Data lines
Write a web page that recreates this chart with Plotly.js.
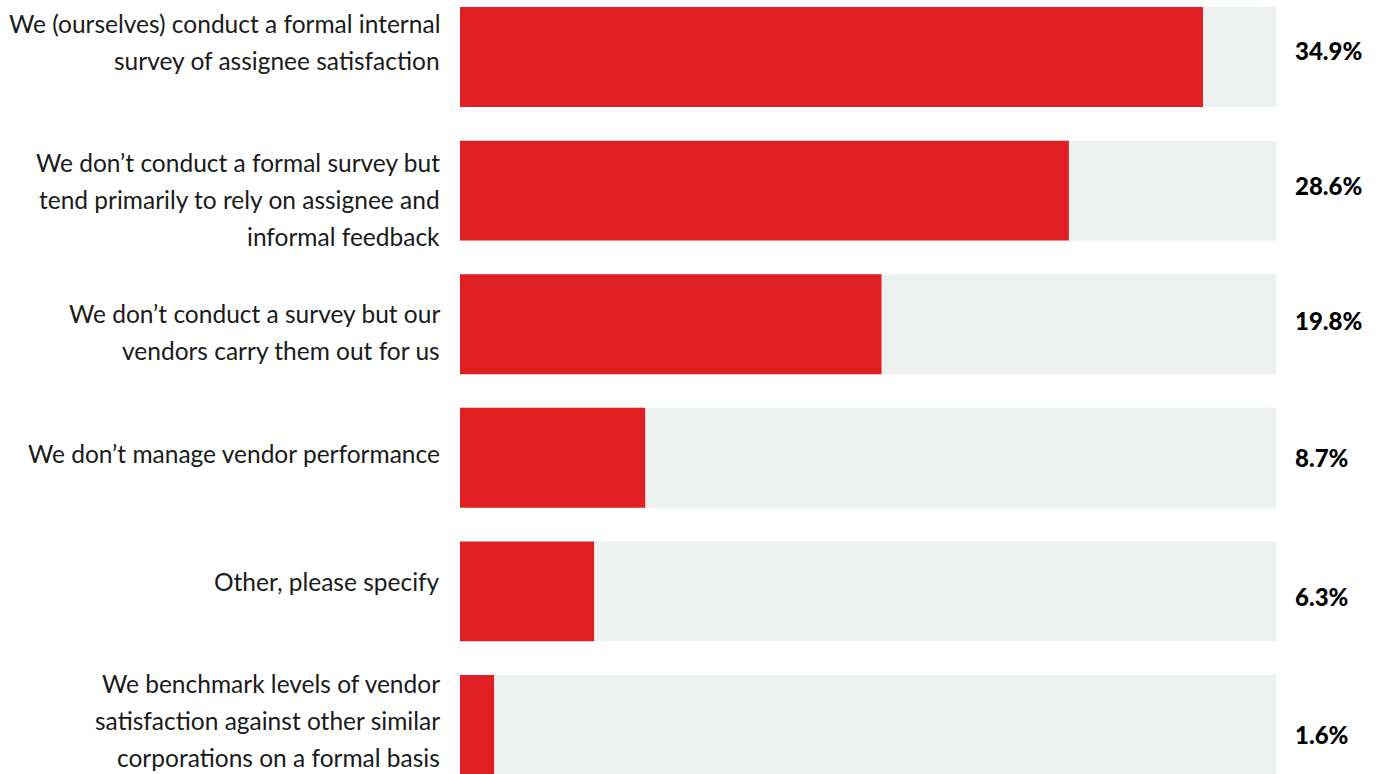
<!DOCTYPE html>
<html>
<head>
<meta charset="utf-8">
<script src="https://cdn.plot.ly/plotly-3.0.1.min.js"></script>
<style>
html,body{margin:0;padding:0;background:#fff;}
#chart{width:1385px;height:774px;}
</style>
</head>
<body>
<div id="chart"></div>
<script>
// ---- data ----
const categories = [
  "We (ourselves) conduct a formal internal survey of assignee satisfaction",
  "We don’t conduct a formal survey but tend primarily to rely on assignee and informal feedback",
  "We don’t conduct a survey but our vendors carry them out for us",
  "We don’t manage vendor performance",
  "Other, please specify",
  "We benchmark levels of vendor satisfaction against other similar corporations on a formal basis"
];
const labelLines = [
  ["We (ourselves) conduct a formal internal", "survey of assignee satisfaction"],
  ["We don’t conduct a formal survey but", "tend primarily to rely on assignee and", "informal feedback"],
  ["We don’t conduct a survey but our", "vendors carry them out for us"],
  ["We don’t manage vendor performance"],
  ["Other, please specify"],
  ["We benchmark levels of vendor", "satisfaction against other similar", "corporations on a formal basis"]
];
const values = [34.9, 28.6, 19.8, 8.7, 6.3, 1.6];
const valueLabels = ["34.9%", "28.6%", "19.8%", "8.7%", "6.3%", "1.6%"];
const trackMax = 38.33;

// ---- style ----
const RED = "#E01F22";
const GREY = "#ECF0EF";
const TEXT = "#1a1a1a";
const labelFont = {family: "Lato, 'Open Sans', sans-serif", size: 24.5, color: TEXT};
const valueFont = {family: "Lato, 'Open Sans', sans-serif", size: 24, color: "#000", weight: 900};
const labelShift = [15, -9, -8, 4, 10, 4];   // fine vertical offsets (px)
const valueShift = [7, 5, 4, 0, -5, -10];
const lineGap = 37;

const track = categories.map(() => trackMax);

const traces = [
  {type: "bar", orientation: "h", y: categories, x: track, marker: {color: GREY},
   width: 0.748, hoverinfo: "skip", showlegend: false},
  {type: "bar", orientation: "h", y: categories, x: values, marker: {color: RED},
   width: 0.748, showlegend: false}
];

const annotations = [];
labelLines.forEach((lines, i) => {
  const n = lines.length;
  lines.forEach((ln, j) => {
    annotations.push({
      xref: "paper", x: 0, xanchor: "right", xshift: -18,
      yref: "y", y: categories[i], yanchor: "middle",
      yshift: labelShift[i] + ((n - 1) / 2 - j) * lineGap,
      text: ln, showarrow: false, font: labelFont, align: "right"
    });
  });
  annotations.push({
    xref: "paper", x: 1, xanchor: "left", xshift: 17,
    yref: "y", y: categories[i], yanchor: "middle", yshift: valueShift[i],
    text: valueLabels[i], showarrow: false, font: valueFont
  });
});

const layout = {
  width: 1385, height: 774,
  margin: {l: 460, r: 109, t: 0, b: 0, pad: 0},
  paper_bgcolor: "#fff", plot_bgcolor: "#fff",
  barmode: "overlay",
  xaxis: {range: [0, trackMax], visible: false, fixedrange: true},
  yaxis: {type: "category", range: [5.367, -0.427], showticklabels: false,
          showgrid: false, zeroline: false, showline: false, ticks: "", fixedrange: true},
  annotations: annotations,
  showlegend: false
};

Plotly.newPlot("chart", traces, layout, {displayModeBar: false, staticPlot: true});
</script>
</body>
</html>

Work to be completed
Print, exactly as written, the lines above from the first one to the one containing "const lineGap = 37;". Leave out pictures.

In response
Write a web page that recreates this chart with Plotly.js.
<!DOCTYPE html>
<html>
<head>
<meta charset="utf-8">
<script src="https://cdn.plot.ly/plotly-3.0.1.min.js"></script>
<style>
html,body{margin:0;padding:0;background:#fff;}
#chart{width:1385px;height:774px;}
</style>
</head>
<body>
<div id="chart"></div>
<script>
// ---- data ----
const categories = [
  "We (ourselves) conduct a formal internal survey of assignee satisfaction",
  "We don’t conduct a formal survey but tend primarily to rely on assignee and informal feedback",
  "We don’t conduct a survey but our vendors carry them out for us",
  "We don’t manage vendor performance",
  "Other, please specify",
  "We benchmark levels of vendor satisfaction against other similar corporations on a formal basis"
];
const labelLines = [
  ["We (ourselves) conduct a formal internal", "survey of assignee satisfaction"],
  ["We don’t conduct a formal survey but", "tend primarily to rely on assignee and", "informal feedback"],
  ["We don’t conduct a survey but our", "vendors carry them out for us"],
  ["We don’t manage vendor performance"],
  ["Other, please specify"],
  ["We benchmark levels of vendor", "satisfaction against other similar", "corporations on a formal basis"]
];
const values = [34.9, 28.6, 19.8, 8.7, 6.3, 1.6];
const valueLabels = ["34.9%", "28.6%", "19.8%", "8.7%", "6.3%", "1.6%"];
const trackMax = 38.33;

// ---- style ----
const RED = "#E01F22";
const GREY = "#ECF0EF";
const TEXT = "#1a1a1a";
const labelFont = {family: "Lato, 'Open Sans', sans-serif", size: 24.5, color: TEXT};
const valueFont = {family: "Lato, 'Open Sans', sans-serif", size: 24, color: "#000", weight: 900};
const labelShift = [15, -9, -8, 4, 10, 4];   // fine vertical offsets (px)
const valueShift = [7, 5, 4, 0, -5, -10];
const lineGap = 37;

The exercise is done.